Academic publishers charging $30 for a PDF — but for how long?

A deeply cheering article from George Monbiot at the Guardian.

Academic publishers make Murdoch look like a socialist

Academic publishers charge vast fees to access research paid for by us. Down with the knowledge monopoly racketeers

You might resent Murdoch’s paywall policy, in which he charges £1 for 24 hours of access to the Times and Sunday Times. But at least in that period you can read and download as many articles as you like. Reading a single article published by one of Elsevier’s journals will cost you $31.50. Springer charges €34.95, Wiley-Blackwell, $42. Read 10 and you pay 10 times. And the journals retain perpetual copyright. You want to read a letter printed in 1981? That’ll be $31.50.

Murdoch pays his journalists and editors, and his companies generate much of the content they use. But the academic publishers get their articles, their peer reviewing (vetting by other researchers) and even much of their editing for free. The material they publish was commissioned and funded not by them but by us, through government research grants and academic stipends. But to see it, we must pay again, and through the nose.

The returns are astronomical: in the past financial year, for example, Elsevier’s operating profit margin was 36% (£724m on revenues of £2bn). They result from a stranglehold on the market. Elsevier, Springer and Wiley, who have bought up many of their competitors, now publish 42% of journal articles.

What we see here is pure rentier capitalism: monopolising a public resource then charging exorbitant fees to use it. Another term for it is economic parasitism.
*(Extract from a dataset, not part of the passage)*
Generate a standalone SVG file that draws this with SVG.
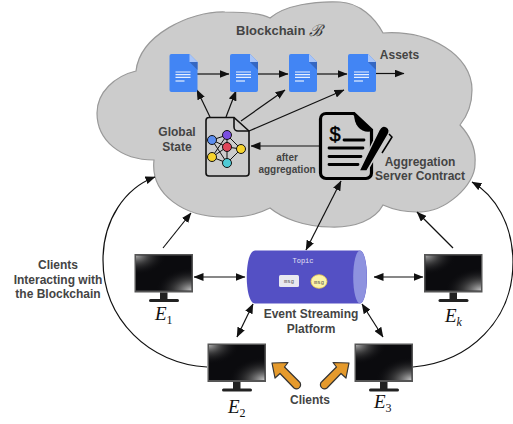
<svg xmlns="http://www.w3.org/2000/svg" xmlns:xlink="http://www.w3.org/1999/xlink" width="513" height="424" viewBox="0 0 513 424">
<style>
.l{font-family:"Liberation Sans",Arial,sans-serif;font-weight:700;fill:#444;text-anchor:middle;font-size:12px}
.m{font-family:"Liberation Serif","Times New Roman",serif;font-style:italic;fill:#111;font-size:19px}
.s{font-size:12px;font-style:normal}
.si{font-size:12px;font-style:italic}
.c{fill:none;stroke:#111;stroke-width:1.2}
.o{fill:#E59A2C;stroke:#333;stroke-width:1.2;stroke-linejoin:round}
.g{stroke:#111;stroke-width:1;fill:none}
.b{stroke:#111;stroke-width:1}
.k{stroke:#000;stroke-width:2.8;stroke-linecap:round}
</style>
<defs>
<marker id="a" viewBox="0 0 10 8" refX="9.5" refY="4" markerWidth="10" markerHeight="8" markerUnits="userSpaceOnUse" orient="auto-start-reverse"><path d="M0,0L10,4L0,8Z" fill="#111"/></marker>
<radialGradient id="g1" cx="0" cy="0" r=".55"><stop offset="0" stop-color="#aaa"/><stop offset=".45" stop-color="#555" stop-opacity=".6"/><stop offset="1" stop-color="#0b0b0e" stop-opacity="0"/></radialGradient>
<radialGradient id="g2" cx="1" cy="1" r=".65"><stop offset="0" stop-color="#c8c8c8"/><stop offset=".5" stop-color="#555" stop-opacity=".6"/><stop offset="1" stop-color="#0b0b0e" stop-opacity="0"/></radialGradient>
<g id="mon">
<rect x="0" y="0" width="58.500" height="38.500" fill="#555"/>
<rect x="1.500" y="1.500" width="55.500" height="35" fill="#0b0b0e"/>
<rect x="1.500" y="1.500" width="55.500" height="35" fill="url(#g1)"/>
<rect x="1.500" y="1.500" width="55.500" height="35" fill="url(#g2)"/>
<rect x="25.500" y="38.500" width="7.500" height="7" fill="#222"/>
<rect x="14.500" y="45" width="30" height="3" rx="1.500" fill="#222"/>
</g>
<g id="doc">
<path d="M2,0H20L28,8V36a2,2 0 0 1-2,2H2a2,2 0 0 1-2-2V2a2,2 0 0 1 2-2Z" fill="#4285F4"/>
<path d="M20,0V8H28Z" fill="#A9C5F8"/>
<path d="M20,8L28,16V8Z" fill="#3567C2"/>
<path d="M6,18H21M6,20.700H21M6,23.400H21" stroke="#E8F0FE" stroke-width="1.200"/>
<path d="M6,27H15" stroke="#E8F0FE" stroke-width="1.200"/>
</g>
</defs>
<rect width="513" height="424" fill="#fff"/>
<g id="cloud">
<path d="M136,71C140,35 190,11 225,12C245,12 262,14 270,18C285,5 315,1 340,2C360,3 375,18 383,33C430,30 472,55 472,90C472,105 468,115 460,125C472,138 476,150 475,163C476,185 445,213 417,212C405,212 392,209 383,205C375,220 355,228 330,227C305,227 282,218 270,208C250,218 235,217 223,217C185,217 150,195 154,160C120,160 97,140 97,113C97,92 115,76 136,71Z" fill="#CCCCCC" stroke="#999" stroke-width="1.200"/>
</g>
<g id="connectors">
<path class="c" d="M197,74H229" marker-end="url(#a)"/>
<path class="c" d="M258,74H288" marker-end="url(#a)"/>
<path class="c" d="M316,74H347" marker-end="url(#a)"/>
<path class="c" d="M376,73.500H404" marker-end="url(#a)"/>
<path class="c" d="M210,117L197,90" marker-end="url(#a)"/>
<path class="c" d="M226,117L236,91" marker-end="url(#a)"/>
<path class="c" d="M241,121L285,90" marker-end="url(#a)"/>
<path class="c" d="M249,131L344,90" marker-end="url(#a)"/>
<path class="c" d="M320,146H251" marker-end="url(#a)"/>
<path class="c" d="M306,250L341,181" marker-start="url(#a)" marker-end="url(#a)"/>
<path class="c" d="M163,248L191,213" marker-end="url(#a)"/>
<path class="c" d="M453,248L417,212" marker-end="url(#a)"/>
<path class="c" d="M194,277H245" marker-start="url(#a)" marker-end="url(#a)"/>
<path class="c" d="M374,277H423" marker-start="url(#a)" marker-end="url(#a)"/>
<path class="c" d="M237,337L253,304" marker-start="url(#a)" marker-end="url(#a)"/>
<path class="c" d="M362,304L383,337" marker-start="url(#a)" marker-end="url(#a)"/>
<path class="c" d="M207,367C150,364 103,320 103,260C103,220 125,188 155,177" marker-end="url(#a)"/>
<path class="c" d="M413,367C470,362 513,320 513,262C513,225 495,195 472,182" marker-end="url(#a)"/>
</g>
<g id="global-state">
<path d="M209,117.500H234L249,131V173a3,3 0 0 1-3,3H209a3,3 0 0 1-3-3V120.500a3,3 0 0 1 3-3Z" fill="#ccc" stroke="#111" stroke-width="1.600"/>
<path d="M234,117.500V127a4,4 0 0 0 4,4H249" fill="none" stroke="#111" stroke-width="1.600"/>
<path class="g" d="M212,140L227,147L241,149L227,135L212,140L227,163L241,149M227,135L227,163M212,157L227,135M212,157L227,163M227,147L212,157"/>
<circle class="b" cx="212" cy="140" r="4.500" fill="#5B8DEF"/>
<circle class="b" cx="227" cy="135" r="4.500" fill="#7B4FE0"/>
<circle class="b" cx="227" cy="147" r="4.500" fill="#E0465A"/>
<circle class="b" cx="241" cy="149" r="4.500" fill="#F6D32D"/>
<circle class="b" cx="212" cy="157" r="4.500" fill="#F6D32D"/>
<circle class="b" cx="227" cy="163" r="4.500" fill="#4FCBD6"/>
<text class="l" x="177" y="136">Global</text>
<text class="l" x="177" y="151">State</text>
</g>
<g id="contract">
<path d="M326,113.500H354L371.500,130V173a5.500,5.500 0 0 1-5.500,5.500H326a5.500,5.500 0 0 1-5.500-5.500V119a5.500,5.500 0 0 1 5.500-5.500Z" fill="#ccc" stroke="#000" stroke-width="3.200"/>
<path d="M354,113L373,131C363,134 354,128 354,113Z" fill="#000"/>
<text x="335" y="141" font-family="Liberation Sans,Arial,sans-serif" font-size="20" text-anchor="middle" fill="#000" stroke="#000" stroke-width=".5">$</text>
<path class="k" d="M344,140H364M329,148H363M329,156.500H361M329,164.500H358"/>
<path d="M359,171L379,130Q382,124 387,127Q391,130 388,135L367,171Z" fill="#000" stroke="#ccc" stroke-width="1.500"/>
<path d="M389,134L392,137L382,153" fill="none" stroke="#000" stroke-width="1.500"/>
</g>
<g id="documents">
<use xlink:href="#doc" href="#doc" x="169.500" y="54"/>
<use xlink:href="#doc" href="#doc" x="230" y="54"/>
<use xlink:href="#doc" href="#doc" x="289" y="54"/>
<use xlink:href="#doc" href="#doc" x="348" y="54"/>
</g>
<g id="cloud-labels">
<text class="l" x="236" y="35" style="text-anchor:start;font-size:13px">Blockchain</text>
<text x="315" y="36" font-family="DejaVu Serif,serif" font-style="italic" font-size="16" fill="#333" text-anchor="middle">ℬ</text>
<text class="l" x="399.500" y="59">Assets</text>
<text class="l" x="287" y="161" style="font-size:10px">after</text>
<text class="l" x="287" y="173" style="font-size:10px">aggregation</text>
<text class="l" x="420" y="166">Aggregation</text>
<text class="l" x="420" y="180">Server Contract</text>
</g>
<g id="platform">
<path d="M255,250.500H360A7,26.500 0 0 1 360,303.500H255C244,303.500 244,250.500 255,250.500Z" fill="#5450C4"/>
<ellipse cx="360" cy="277" rx="6.800" ry="26.500" fill="#8E92DF"/>
<text x="303" y="263" font-family="Liberation Mono,monospace" font-size="7" fill="#E4E4F4" text-anchor="middle">Topic</text>
<rect x="279" y="275" width="20" height="12" rx="1.500" fill="#E8E8F0"/>
<text x="289" y="283" font-family="Liberation Mono,monospace" font-size="5.500" fill="#555" text-anchor="middle">msg</text>
<ellipse cx="319" cy="281.500" rx="8" ry="6.800" fill="#FBF3A8" stroke="#E8C94A" stroke-width=".8"/>
<text x="319" y="284" font-family="Liberation Mono,monospace" font-size="5.500" fill="#555" text-anchor="middle">msg</text>
<text class="l" x="311" y="318">Event Streaming</text>
<text class="l" x="311" y="333">Platform</text>
</g>
<g id="e1"><use xlink:href="#mon" href="#mon" x="134.500" y="254"/><text class="m" x="155" y="320">E<tspan class="s" dy="4">1</tspan></text></g>
<g id="e2"><use xlink:href="#mon" href="#mon" x="207.500" y="343.500"/><text class="m" x="228" y="413">E<tspan class="s" dy="4">2</tspan></text></g>
<g id="e3"><use xlink:href="#mon" href="#mon" x="354.500" y="343.500"/><text class="m" x="374" y="408">E<tspan class="s" dy="4">3</tspan></text></g>
<g id="ek"><use xlink:href="#mon" href="#mon" x="424" y="254"/><text class="m" x="445" y="322">E<tspan class="si" dy="4">k</tspan></text></g>
<g id="clients">
<path class="o" d="M272,363L288,362.500L284.500,367L299,381.500A3,3 0 0 1 294,388L280,373.500L275,378Z"/>
<path class="o" d="M349,363L333,362.500L336.500,367L322,381.500A3,3 0 0 0 327,388L341,373.500L346,378Z"/>
<text class="l" x="310" y="404">Clients</text>
</g>
<g id="interacting-label">
<text class="l" x="58" y="269">Clients</text>
<text class="l" x="58" y="283.500">Interacting with</text>
<text class="l" x="58" y="298">the Blockchain</text>
</g>
</svg>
To obtain the knowledge for which we have already paid, we must surrender our feu to the lairds of learning.

I endorse every word, every punctuation mark of this article.  Gaudeamus!  It is great to see this in the mainstream press. 

This racket needs to stop.  Why should I work for pay in order to fund the profits of these people?

Once they performed a useful service, and their charges related to it.  Now, in the age of the PDF, their costs are tiny and their greed insensate.